Hillary Clinton for example drifted toward the center. She looked up to see which way the wind was blowing and decided to vote for the Bush war and a goofy flag amendment. Now the winds have changed, so she now changed course accordingly. I like Hillary, but I don't know where she really stands, she made a major mistake drifting to the center in my view. Others may like her more because she drifted.

 
At 6:44 AM, Blogger Kevin Ryan said...

I figured you wouldn't get the point.

Being a centrist is not solely about straddling the political fence to please everyone. That's not the "get it right" I'm talking about.

It means looking at the problem and working to find the right answer, which sometimes will be the liberal answer, sometimes the conservative answer, and sometimes a combination of both.

Solving the problem instead of scoring political points. that is what I mean by "get it right".

People like you on the other hand look at a problem and ask, "What does my party and political philosophy say about it? - OK, I choose that side." regardless of whether your partisan solution would work or not.
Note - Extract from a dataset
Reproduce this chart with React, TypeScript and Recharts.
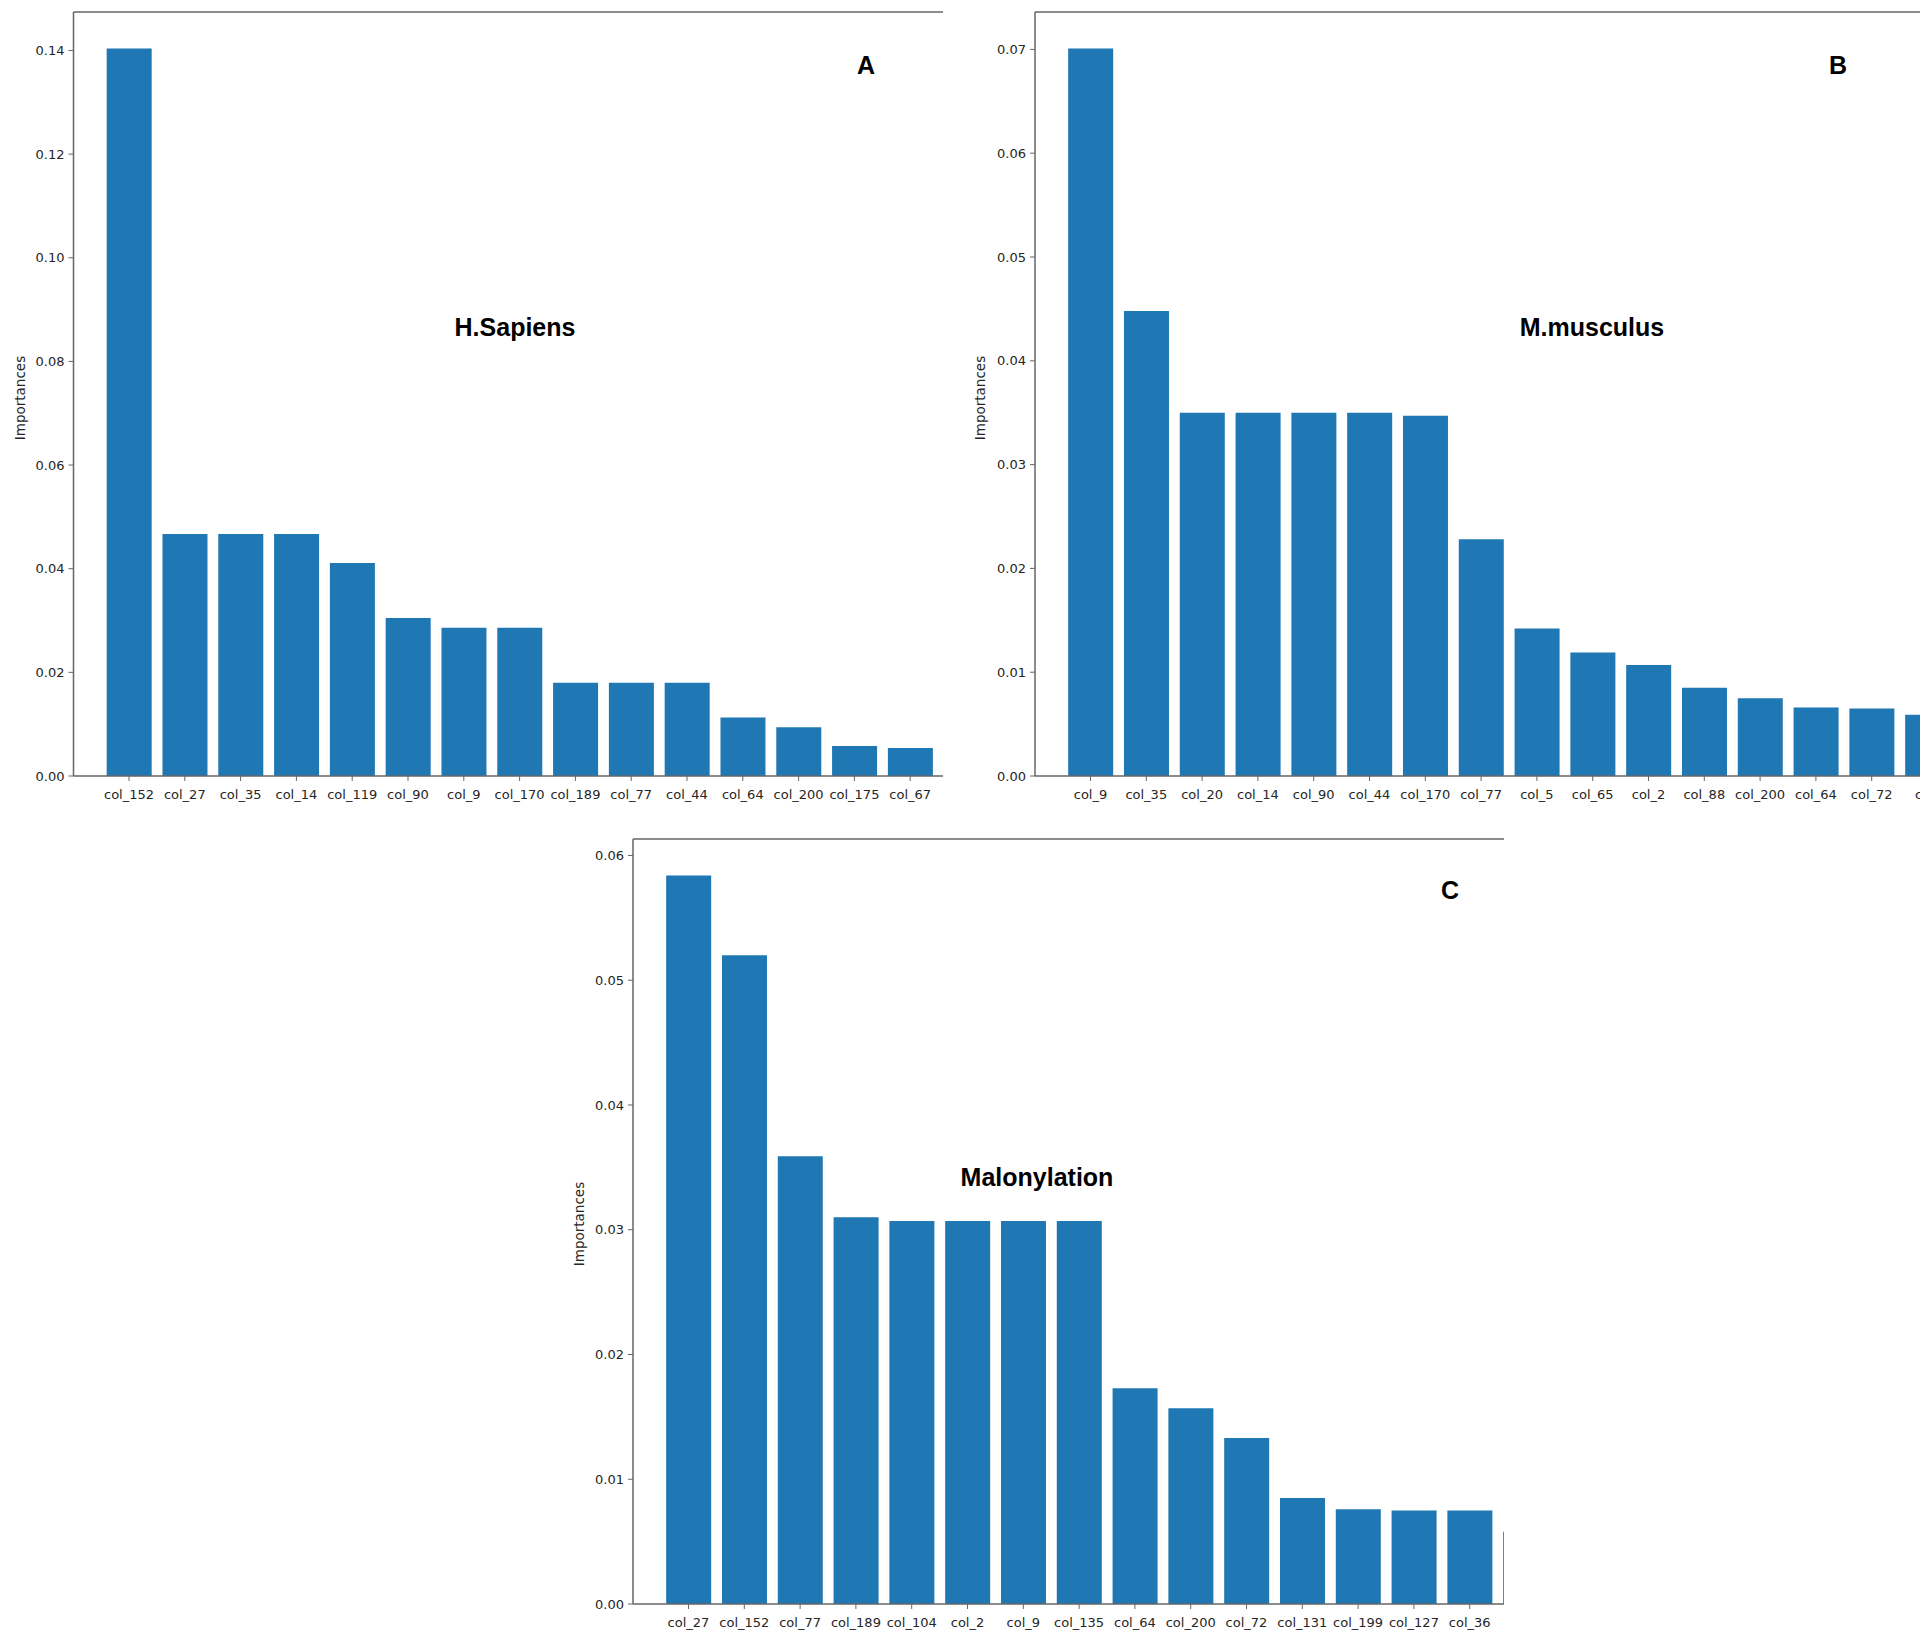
import { Bar, BarChart, ReferenceLine, XAxis, YAxis } from 'recharts';

const BLUE = '#1f77b4';
const INK = '#262626';
const SPINE = '#666';
const TICK_FONT = '"DejaVu Sans", sans-serif';
const TITLE_FONT = '"Liberation Sans", Arial, sans-serif';

// A: H.Sapiens
const sapiensCols = ['col_152', 'col_27', 'col_35', 'col_14', 'col_119', 'col_90', 'col_9', 'col_170', 'col_189', 'col_77', 'col_44', 'col_64', 'col_200', 'col_175', 'col_67'];
const sapiensVals = [0.1404, 0.0467, 0.0467, 0.0467, 0.0411, 0.0305, 0.0286, 0.0286, 0.018, 0.018, 0.018, 0.0113, 0.0094, 0.0058, 0.0054];
const sapiensTicks = [0, 0.02, 0.04, 0.06, 0.08, 0.1, 0.12, 0.14];

// B: M.musculus (last bar is cut off at the picture edge)
const musculusCols = ['col_9', 'col_35', 'col_20', 'col_14', 'col_90', 'col_44', 'col_170', 'col_77', 'col_5', 'col_65', 'col_2', 'col_88', 'col_200', 'col_64', 'col_72', 'col_'];
const musculusVals = [0.0701, 0.0448, 0.035, 0.035, 0.035, 0.035, 0.0347, 0.0228, 0.0142, 0.0119, 0.0107, 0.0085, 0.0075, 0.0066, 0.0065, 0.0059];
const musculusTicks = [0, 0.01, 0.02, 0.03, 0.04, 0.05, 0.06, 0.07];

// C: Malonylation (last bar is cut off too, its label is not visible)
const malonylCols = ['col_27', 'col_152', 'col_77', 'col_189', 'col_104', 'col_2', 'col_9', 'col_135', 'col_64', 'col_200', 'col_72', 'col_131', 'col_199', 'col_127', 'col_36', ''];
const malonylVals = [0.0584, 0.052, 0.0359, 0.031, 0.0307, 0.0307, 0.0307, 0.0307, 0.0173, 0.0157, 0.0133, 0.0085, 0.0076, 0.0075, 0.0075, 0.0058];
const malonylTicks = [0, 0.01, 0.02, 0.03, 0.04, 0.05, 0.06];

const BAND = 55.8;
const PAD_LEFT = 27.6;

type PanelProps = {
  cols: string[];
  vals: number[];
  ticks: number[];
  left: number;
  top: number;
  clipW: number;
  clipH: number;
  plotLeft: number;
  plotTop: number;
  plotBottom: number;
  chartW: number;
};

function Panel({ cols, vals, ticks, left, top, clipW, clipH, plotLeft, plotTop, plotBottom, chartW }: PanelProps) {
  const data = cols.map((name, i) => ({ name, value: vals[i] }));
  // matplotlib style headroom above the tallest bar
  const yMax = Math.max(...vals) * 1.05;
  const plotW = chartW - plotLeft;
  const padRight = plotW - PAD_LEFT - cols.length * BAND;
  const xAxisH = 30;

  return (
    <div style={{ position: 'absolute', left, top, width: clipW, height: clipH, overflow: 'hidden' }}>
      <BarChart
        width={chartW}
        height={clipH}
        data={data}
        margin={{ top: plotTop, right: 0, bottom: clipH - plotBottom - xAxisH, left: 0 }}
      >
        <XAxis
          dataKey="name"
          interval={0}
          height={xAxisH}
          padding={{ left: PAD_LEFT, right: padRight }}
          axisLine={{ stroke: SPINE, strokeWidth: 1.5 }}
          tickLine={{ stroke: SPINE }}
          tickSize={5}
          tickMargin={9}
          tick={{ fill: INK, fontSize: 13, fontFamily: TICK_FONT }}
        />
        <YAxis
          type="number"
          domain={[0, yMax]}
          ticks={ticks}
          width={plotLeft}
          axisLine={{ stroke: SPINE, strokeWidth: 1.5 }}
          tickLine={{ stroke: SPINE }}
          tickSize={5}
          tickMargin={4}
          tickFormatter={(v: number) => v.toFixed(2)}
          tick={{ fill: INK, fontSize: 13, fontFamily: TICK_FONT }}
        />
        {/* top spine of the frame */}
        <ReferenceLine y={yMax} stroke={SPINE} strokeWidth={1.5} ifOverflow="visible" />
        <Bar dataKey="value" fill={BLUE} isAnimationActive={false} />
      </BarChart>
    </div>
  );
}

function Title({ text, x, y }: { text: string; x: number; y: number }) {
  return (
    <div
      style={{
        position: 'absolute',
        left: x,
        top: y,
        transform: 'translate(-50%, -50%)',
        fontFamily: TITLE_FONT,
        fontWeight: 'bold',
        fontSize: 25,
        color: '#000',
        whiteSpace: 'nowrap',
      }}
    >
      {text}
    </div>
  );
}

function YLabel({ x, y }: { x: number; y: number }) {
  return (
    <div
      style={{
        position: 'absolute',
        left: x,
        top: y,
        transform: 'translate(-50%, -50%) rotate(-90deg)',
        fontFamily: TICK_FONT,
        fontSize: 13.5,
        color: INK,
        whiteSpace: 'nowrap',
      }}
    >
      Importances
    </div>
  );
}

export default function App() {
  return (
    <div style={{ position: 'absolute', left: 0, top: 0, width: 1920, height: 1643, overflow: 'hidden', background: '#fff' }}>
      <Panel
        cols={sapiensCols}
        vals={sapiensVals}
        ticks={sapiensTicks}
        left={0}
        top={0}
        clipW={943}
        clipH={815}
        plotLeft={73.5}
        plotTop={12}
        plotBottom={776}
        chartW={1010}
      />
      <Panel
        cols={musculusCols}
        vals={musculusVals}
        ticks={musculusTicks}
        left={960}
        top={0}
        clipW={960}
        clipH={815}
        plotLeft={75}
        plotTop={12}
        plotBottom={776}
        chartW={1060}
      />
      <Panel
        cols={malonylCols}
        vals={malonylVals}
        ticks={malonylTicks}
        left={560}
        top={820}
        clipW={944}
        clipH={823}
        plotLeft={73}
        plotTop={19}
        plotBottom={784}
        chartW={1060}
      />
      <Title text="H.Sapiens" x={515} y={327} />
      <Title text="A" x={866} y={65} />
      <Title text="M.musculus" x={1592} y={327} />
      <Title text="B" x={1838} y={65} />
      <Title text="Malonylation" x={1037} y={1177} />
      <Title text="C" x={1450} y={890} />
      <YLabel x={20} y={398} />
      <YLabel x={980} y={398} />
      <YLabel x={579} y={1224} />
    </div>
  );
}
See the post about this on my blog for a better explanation.

 
At 12:42 AM, Blogger Louis Kaye said...

This is a late response to Ryans last post. When I look at a problem, I come up with my own answer, and then look at which party is more closely aligned with my own philosophy. I have been fortunate that the Democratic party in all of its flaws, and it has many, shares my political views some of the time. I can't say that for Republicans at all, and I don't know where centrists stand on the issues. One centrist may be very different from another. So, I'll stand by the party, knowing they are not perfect. I can accept that. Their is a lot of gray area, but if someone gave you an ultimatum, to choose a party on a stranded island so to speak, which would you choose?